I started with 3 pounds of potatoes, which I peeled and thinly sliced. Add one medium chopped onion and about 1 clove garlic (sometimes I'm lazy and buy the pre-chopped stuff)and throw them in the crock pot.
Then I mixed 8 oz of cream cheese with 8 oz of sour cream, 1 T dijon mustard, 1 cup of milk, and salt & pepper taste. I poured that creamy mixture over the potatoes and topped with 2 cups of colby jack cheese.  Looking at it now, that seems like a LOT of dairy, but this is a party, people. Cheese is love.
My crockpot is crazy fast cooking, so I put that on low and will check ever few hours for progress.  I imagine it will take about 4 hours to get all yummy and cooked through.

5/23/11 ETA: Sorry, no pictures. The entire day was a whirlwind (literally with tornadoes) and I forgot to snap pictures of the end result. It was delicious, though.

Thursday, May 19, 2011

Spaghetti is the instant classic

Tonight's menu was supposed to be yesterday's menu, but I took Noodles on a walk and Alex got other ideas and decided to eat some leftover pizza before we got back home.

So, here it is, Alex's favorite meal, and a likely constant in the weekly rotation. Spaghetti with meat sauce. If we don't eat this every week, we come darn near...and because Alex likes the jarred sauce as much as my homemade, we just stick with what's easy. Working girls need their short cuts. Being the Sam's club devotees that we are, we use Member's Mark All-Natural Four Cheese Pasta Sauce , with 96% lean ground beef, NOT meatballs.



Alex has already confessed his distaste for meatballs after the first time I laboriously created that meal in attempt to impress him. I do try to fancy it up a bit with some extra seasoning from our pantry. If you've been to my house, you've seen the wall-o-spices that I married into.

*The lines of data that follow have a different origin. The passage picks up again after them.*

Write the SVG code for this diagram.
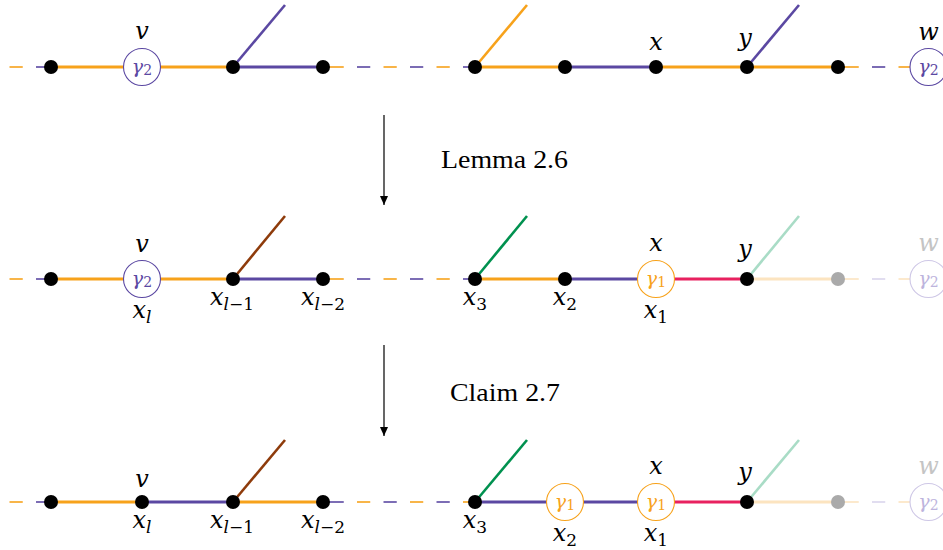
<svg xmlns="http://www.w3.org/2000/svg" width="943" height="550" viewBox="0 0 943 550">
<style>
.e{stroke-width:3;fill:none}
.dg{stroke-width:2.6;fill:none}
.ds{stroke-width:1.6;fill:none}
.o{stroke:#F7A21B}.p{stroke:#5B48A2}.br{stroke:#8E3B0B}.gr{stroke:#00914F}.lg{stroke:#A9DCC6}.cr{stroke:#E8215F}.fo{stroke:#FCE4C0}.fp{stroke:#DAD5EC}
.dot{fill:#000}.gdot{fill:#AAAAAA}
.cp{fill:#fff;stroke:#5B48A2;stroke-width:1.1}
.co{fill:#fff;stroke:#F7A21B;stroke-width:1.1}
.cf{fill:#fff;stroke:#CEC7E6;stroke-width:1.1}
text{font-family:"DejaVu Serif","Liberation Serif",serif}
.m{font-size:24px;font-style:italic;text-anchor:middle;fill:#000}
.s{font-size:17px}
.n{font-style:normal}
.g{font-size:19px;font-style:italic;text-anchor:middle}
.gs{font-size:14px;font-style:normal}
.tp{fill:#5B48A2}.to{fill:#F7A21B}.tf{fill:#BDB4DD}.wf{fill:#C4C4C4}
.lbl{font-family:"Liberation Serif",serif;font-size:25px;fill:#000}
.arr{stroke:#000;stroke-width:1.2}
</style>
<defs>
<marker id="ah" markerWidth="10" markerHeight="10" refX="9" refY="5" orient="auto" markerUnits="userSpaceOnUse"><path d="M0,1 L9,5 L0,9 z" fill="#000"/></marker>
</defs>
<g id="connectors">
<line class="ds o" x1="9.5" y1="67" x2="22.75" y2="67"/>
<line class="ds p" x1="36" y1="67" x2="51" y2="67"/>
<line class="e o" x1="51" y1="67" x2="233" y2="67"/>
<line class="e p" x1="233" y1="67" x2="323" y2="67"/>
<line class="dg p" x1="233" y1="67" x2="285" y2="5"/>
<line class="ds o" x1="323" y1="67" x2="343.75" y2="67"/>
<line class="ds p" x1="357" y1="67" x2="370.25" y2="67"/>
<line class="ds o" x1="383.5" y1="67" x2="396.75" y2="67"/>
<line class="ds p" x1="410" y1="67" x2="423.25" y2="67"/>
<line class="ds o" x1="436.5" y1="67" x2="449.75" y2="67"/>
<line class="ds p" x1="463" y1="67" x2="475" y2="67"/>
<line class="e o" x1="475" y1="67" x2="565" y2="67"/>
<line class="e p" x1="565" y1="67" x2="656" y2="67"/>
<line class="e o" x1="656" y1="67" x2="838" y2="67"/>
<line class="dg o" x1="475" y1="67" x2="527" y2="5"/>
<line class="dg p" x1="747" y1="67" x2="799" y2="5"/>
<line class="ds o" x1="838" y1="67" x2="858.75" y2="67"/>
<line class="ds p" x1="872" y1="67" x2="885.25" y2="67"/>
<line class="ds o" x1="898.5" y1="67" x2="911" y2="67"/>
<line class="ds o" x1="9.5" y1="279" x2="22.75" y2="279"/>
<line class="ds p" x1="36" y1="279" x2="51" y2="279"/>
<line class="e o" x1="51" y1="279" x2="233" y2="279"/>
<line class="e p" x1="233" y1="279" x2="323" y2="279"/>
<line class="dg br" x1="233" y1="279" x2="285" y2="216"/>
<line class="ds o" x1="323" y1="279" x2="343.75" y2="279"/>
<line class="ds p" x1="357" y1="279" x2="370.25" y2="279"/>
<line class="ds o" x1="383.5" y1="279" x2="396.75" y2="279"/>
<line class="ds p" x1="410" y1="279" x2="423.25" y2="279"/>
<line class="ds o" x1="436.5" y1="279" x2="449.75" y2="279"/>
<line class="ds p" x1="463" y1="279" x2="475" y2="279"/>
<line class="e o" x1="475" y1="279" x2="565" y2="279"/>
<line class="e p" x1="565" y1="279" x2="656" y2="279"/>
<line class="e cr" x1="656" y1="279" x2="747" y2="279"/>
<line class="e fo" x1="747" y1="279" x2="838" y2="279"/>
<line class="dg gr" x1="475" y1="279" x2="527" y2="216"/>
<line class="dg lg" x1="747" y1="279" x2="799" y2="216"/>
<line class="ds fo" x1="838" y1="279" x2="858.75" y2="279"/>
<line class="ds fp" x1="872" y1="279" x2="885.25" y2="279"/>
<line class="ds fo" x1="898.5" y1="279" x2="911" y2="279"/>
<line class="ds o" x1="9.5" y1="502" x2="22.75" y2="502"/>
<line class="ds p" x1="36" y1="502" x2="51" y2="502"/>
<line class="e o" x1="51" y1="502" x2="142" y2="502"/>
<line class="e p" x1="142" y1="502" x2="233" y2="502"/>
<line class="e o" x1="233" y1="502" x2="323" y2="502"/>
<line class="dg br" x1="233" y1="502" x2="285" y2="440"/>
<line class="ds p" x1="323" y1="502" x2="343.75" y2="502"/>
<line class="ds o" x1="357" y1="502" x2="370.25" y2="502"/>
<line class="ds p" x1="383.5" y1="502" x2="396.75" y2="502"/>
<line class="ds o" x1="410" y1="502" x2="423.25" y2="502"/>
<line class="ds p" x1="436.5" y1="502" x2="449.75" y2="502"/>
<line class="ds o" x1="463" y1="502" x2="475" y2="502"/>
<line class="e p" x1="475" y1="502" x2="656" y2="502"/>
<line class="e cr" x1="656" y1="502" x2="747" y2="502"/>
<line class="e fo" x1="747" y1="502" x2="838" y2="502"/>
<line class="dg gr" x1="475" y1="502" x2="527" y2="440"/>
<line class="dg lg" x1="747" y1="502" x2="799" y2="440"/>
<line class="ds fo" x1="838" y1="502" x2="858.75" y2="502"/>
<line class="ds fp" x1="872" y1="502" x2="885.25" y2="502"/>
<line class="ds fo" x1="898.5" y1="502" x2="911" y2="502"/>
<line class="arr" x1="384" y1="115" x2="384" y2="205" marker-end="url(#ah)"/>
<line class="arr" x1="384" y1="345" x2="384" y2="436" marker-end="url(#ah)"/>
</g>
<g id="step-labels">
<text class="lbl" x="441" y="168" textLength="127" lengthAdjust="spacingAndGlyphs">Lemma 2.6</text>
<text class="lbl" x="450" y="401" textLength="110" lengthAdjust="spacingAndGlyphs">Claim 2.7</text>
</g>
<g id="r1-a"><circle class="dot" cx="51" cy="67" r="7"/></g>
<g id="r1-v"><circle class="cp" cx="142" cy="67" r="18.5"/><text class="g tp" x="142" y="73">γ<tspan class="gs" dy="2">2</tspan></text><text class="m" x="142" y="39">v</text></g>
<g id="r1-b"><circle class="dot" cx="233" cy="67" r="7"/></g>
<g id="r1-c"><circle class="dot" cx="323" cy="67" r="7"/></g>
<g id="r1-d"><circle class="dot" cx="475" cy="67" r="7"/></g>
<g id="r1-e"><circle class="dot" cx="565" cy="67" r="7"/></g>
<g id="r1-x"><circle class="dot" cx="656" cy="67" r="7"/><text class="m" x="656" y="50">x</text></g>
<g id="r1-y"><circle class="dot" cx="747" cy="67" r="7"/><text class="m" x="745" y="46">y</text></g>
<g id="r1-f"><circle class="dot" cx="838" cy="67" r="7"/></g>
<g id="r1-w"><circle class="cp" cx="928.5" cy="67" r="18.5"/><text class="g tp" x="928.5" y="73">γ<tspan class="gs" dy="2">2</tspan></text><text class="m" x="928.5" y="40">w</text></g>
<g id="r2-a"><circle class="dot" cx="51" cy="279" r="7"/></g>
<g id="r2-xl"><circle class="cp" cx="142" cy="279" r="18.5"/><text class="g tp" x="142" y="285">γ<tspan class="gs" dy="2">2</tspan></text><text class="m" x="142" y="252">v</text><text class="m" x="142" y="318">x<tspan class="s" dy="5">l</tspan></text></g>
<g id="r2-xl1"><circle class="dot" cx="233" cy="279" r="7"/><text class="m" x="232" y="305">x<tspan class="s" dy="5">l</tspan><tspan class="s n">−1</tspan></text></g>
<g id="r2-xl2"><circle class="dot" cx="323" cy="279" r="7"/><text class="m" x="323" y="305">x<tspan class="s" dy="5">l</tspan><tspan class="s n">−2</tspan></text></g>
<g id="r2-x3"><circle class="dot" cx="475" cy="279" r="7"/><text class="m" x="475" y="305">x<tspan class="s n" dy="5">3</tspan></text></g>
<g id="r2-x2"><circle class="dot" cx="565" cy="279" r="7"/><text class="m" x="565" y="305">x<tspan class="s n" dy="5">2</tspan></text></g>
<g id="r2-x1"><circle class="co" cx="656" cy="279" r="18.5"/><text class="g to" x="656" y="285">γ<tspan class="gs" dy="2">1</tspan></text><text class="m" x="656" y="251">x</text><text class="m" x="656" y="318">x<tspan class="s n" dy="5">1</tspan></text></g>
<g id="r2-y"><circle class="dot" cx="747" cy="279" r="7"/><text class="m" x="745" y="257">y</text></g>
<g id="r2-f"><circle class="gdot" cx="838" cy="279" r="7"/></g>
<g id="r2-w"><circle class="cf" cx="928.5" cy="279" r="18.5"/><text class="g tf" x="928.5" y="285">γ<tspan class="gs" dy="2">2</tspan></text><text class="m wf" x="928.5" y="251">w</text></g>
<g id="r3-a"><circle class="dot" cx="51" cy="502" r="7"/></g>
<g id="r3-xl"><circle class="dot" cx="142" cy="502" r="7"/><text class="m" x="142" y="487">v</text><text class="m" x="142" y="528">x<tspan class="s" dy="5">l</tspan></text></g>
<g id="r3-xl1"><circle class="dot" cx="233" cy="502" r="7"/><text class="m" x="232" y="528">x<tspan class="s" dy="5">l</tspan><tspan class="s n">−1</tspan></text></g>
<g id="r3-xl2"><circle class="dot" cx="323" cy="502" r="7"/><text class="m" x="323" y="528">x<tspan class="s" dy="5">l</tspan><tspan class="s n">−2</tspan></text></g>
<g id="r3-x3"><circle class="dot" cx="475" cy="502" r="7"/><text class="m" x="475" y="528">x<tspan class="s n" dy="5">3</tspan></text></g>
<g id="r3-x2"><circle class="co" cx="565" cy="502" r="18.5"/><text class="g to" x="565" y="508">γ<tspan class="gs" dy="2">1</tspan></text><text class="m" x="565" y="541">x<tspan class="s n" dy="5">2</tspan></text></g>
<g id="r3-x1"><circle class="co" cx="656" cy="502" r="18.5"/><text class="g to" x="656" y="508">γ<tspan class="gs" dy="2">1</tspan></text><text class="m" x="656" y="474">x</text><text class="m" x="656" y="541">x<tspan class="s n" dy="5">1</tspan></text></g>
<g id="r3-y"><circle class="dot" cx="747" cy="502" r="7"/><text class="m" x="745" y="480">y</text></g>
<g id="r3-f"><circle class="gdot" cx="838" cy="502" r="7"/></g>
<g id="r3-w"><circle class="cf" cx="928.5" cy="502" r="18.5"/><text class="g tf" x="928.5" y="508">γ<tspan class="gs" dy="2">2</tspan></text><text class="m wf" x="928.5" y="474">w</text></g>
</svg>
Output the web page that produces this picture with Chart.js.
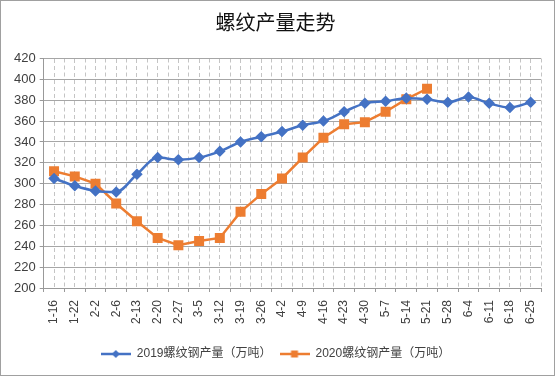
<!DOCTYPE html>
<html>
<head>
<meta charset="utf-8">
<script src="https://cdn.jsdelivr.net/npm/chart.js@4/dist/chart.umd.min.js"></script>
<style>
  html, body { margin: 0; padding: 0; background: #fff; }
  #wrap { width: 555px; height: 376px; }
</style>
</head>
<body>
<div id="wrap"><canvas id="myChart" width="555" height="376"></canvas></div>
<script>
const weeks = ['1-16', '1-22', '2-2', '2-6', '2-13', '2-20', '2-27', '3-5', '3-12', '3-19', '3-26', '4-2',
  '4-9', '4-16', '4-23', '4-30', '5-7', '5-14', '5-21', '5-28', '6-4', '6-11', '6-18', '6-25'];
const output2019 = [305, 298, 293, 292, 309, 325, 323, 325, 331, 340, 345, 350,
  356, 360, 369, 377, 379, 382, 381, 378, 383, 377, 373, 378];
const output2020 = [312, 307, 300, 281, 264, 248, 241, 245, 248, 273, 290, 305,
  325, 344, 357, 359, 369, 381, 391, null, null, null, null, null];
const name2019 = '2019螺纹钢产量（万吨）';
const name2020 = '2020螺纹钢产量（万吨）';
const yTicks = { min: 200, max: 420, step: 20 };

const blue = '#4472C4', orange = '#ED7D31';
const fontFam = '"Liberation Sans", Arial, "Noto Sans CJK SC", sans-serif';

// legend icon: short line with the marker on it
const legendIcon = function (color, shape) {
  const c = document.createElement('canvas');
  c.width = 30; c.height = 10;
  const ctx = c.getContext('2d');
  ctx.strokeStyle = color; ctx.lineWidth = 2.5;
  ctx.beginPath(); ctx.moveTo(0, 5); ctx.lineTo(30, 5); ctx.stroke();
  ctx.fillStyle = color;
  ctx.beginPath();
  if (shape == 'diamond') {
    ctx.moveTo(15, 1); ctx.lineTo(19, 5); ctx.lineTo(15, 9); ctx.lineTo(11, 5);
  } else {
    ctx.rect(11.5, 1.5, 7, 7);
  }
  ctx.fill();
  return c;
};

const frame = {
  id: 'frame',
  beforeDraw(chart) {
    const ctx = chart.ctx;
    ctx.save();
    ctx.fillStyle = '#fff';
    ctx.fillRect(0, 0, chart.width, chart.height);
    ctx.restore();
  },
  afterDraw(chart) {
    const ctx = chart.ctx;
    ctx.save();
    ctx.strokeStyle = '#a0a0a0';
    ctx.lineWidth = 1;
    ctx.strokeRect(0.5, 0.5, chart.width - 1, chart.height - 1);
    ctx.restore();
  }
};

Chart.defaults.font.family = fontFam;
Chart.defaults.color = '#404040';

new Chart(document.getElementById('myChart').getContext('2d'), {
  type: 'line',
  data: {
    labels: weeks,
    datasets: [
      {
        label: name2019,
        data: output2019,
        borderColor: blue,
        backgroundColor: blue,
        borderWidth: 2.5,
        pointStyle: 'rectRot',
        pointRadius: 4,
        pointHoverRadius: 4,
        cubicInterpolationMode: 'monotone',
        tension: 0.3,
      },
      {
        label: name2020,
        data: output2020,
        borderColor: orange,
        backgroundColor: orange,
        borderWidth: 2.5,
        pointStyle: 'rect',
        pointRadius: 5.3,
        pointHoverRadius: 5.3,
        tension: 0,
      },
    ],
  },
  options: {
    responsive: false,
    animation: false,
    layout: { padding: { left: 10, right: 14, top: 0, bottom: 6 } },
    plugins: {
      title: {
        display: true,
        text: '螺纹产量走势',
        color: '#111',
        font: { family: '"Noto Sans CJK SC", sans-serif', size: 20, weight: 'normal' },
        padding: { top: 10, bottom: 24.5 },
      },
      legend: {
        position: 'bottom',
        labels: {
          usePointStyle: true,
          pointStyleWidth: 30,
          padding: 8,
          color: '#404040',
          font: { family: fontFam, size: 12 },
          generateLabels: function (chart) {
            return [
              { text: name2019, pointStyle: legendIcon(blue, 'diamond'), datasetIndex: 0, fontColor: '#404040', lineWidth: 0, strokeStyle: 'transparent', fillStyle: blue },
              { text: name2020, pointStyle: legendIcon(orange, 'square'), datasetIndex: 1, fontColor: '#404040', lineWidth: 0, strokeStyle: 'transparent', fillStyle: orange },
            ];
          },
        },
      },
      tooltip: { enabled: false },
    },
    scales: {
      x: {
        offset: true,
        grid: { offset: true, color: '#c4c4c4', tickLength: 4, tickColor: '#999', tickBorderDash: [] },
        border: { display: true, color: '#999', dash: [4, 3] },
        ticks: { minRotation: 90, maxRotation: 90, autoSkip: false, padding: 8, color: '#404040', font: { size: 12 } },
        afterFit: function (scale) {
          scale.height = 52;
        },
      },
      xMid: {
        type: 'category',
        labels: weeks,
        position: 'top',
        offset: true,
        grid: { offset: false, color: '#c4c4c4', drawTicks: false },
        border: { display: false, dash: [4, 3] },
        ticks: { display: false },
      },
      y: {
        min: yTicks.min,
        max: yTicks.max,
        ticks: { stepSize: yTicks.step, padding: 4, color: '#404040', font: { size: 13 } },
        grid: { color: '#a6a6a6', tickLength: 4, tickColor: '#999' },
        border: { display: true, color: '#999' },
      },
    },
  },
  plugins: [frame],
});
</script>
</body>
</html>
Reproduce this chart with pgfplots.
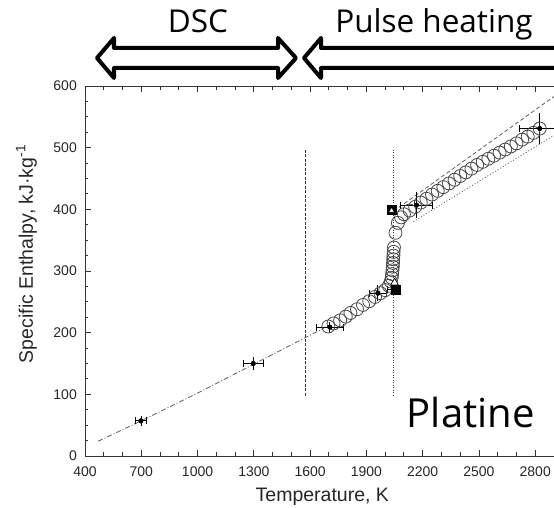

Oh, and I don't even MESS with that whole wheat spaghetti crap. Please refine my flour as much as possible before I wrap it around my fork, thanks.


This will be served with fancy green beans, again from Sam's. I am as excited about these as a girl CAN be about frozen green beans. They are the tastiest and easiest frozen vegetable I've yet to encounter and Alex actually likes them, too, despite the fact they are a vegetable that isn't corn.





So, there you go. Bow down to my culinary genius. It may not seem like much, but this is one of the reasons Alex told me he had to marry...he needed somebody to make his spaghetti. I'm am so lucky to be that somebody.




Monday, May 16, 2011

Picante Chicken

Hi! I am creating this blog to chronicle my goal to prepare fresh food for me and my new husband more frequently. I LOVE to cook, but life gets busy and before I know it, the week is over and hubby has been living on his staples of chicken fingers and french fries and me on veggie burgers. I have made a goal to cook 3 times a week for the two of us from now on. Alex is a BIT of a picky eater, and I'm a Weight Watcher for life, trying to lose the 10-15ish pounds I found since we started dating. It will be a challenge to create healthy and tasty foods that he will enjoy.

Tonight I will be trying this recipe for Picante Chicken, served with steamed rice and a corn & black bean salad. I'll check up with reviews and possibly pictures, though that may be a bit too technologically advanced for me. :-/.
http://www.lowfatlifestyle.com/entrees/entreerecipes/picantechicken.htm

ETA: The verdict is in: he likes the taste, but not the texture of the sauce. I liked it well enough, but am not devastated that it isn't an instant classic. Will we make this again? Probably not. Would I recommend it to a friend? It's worth a shot.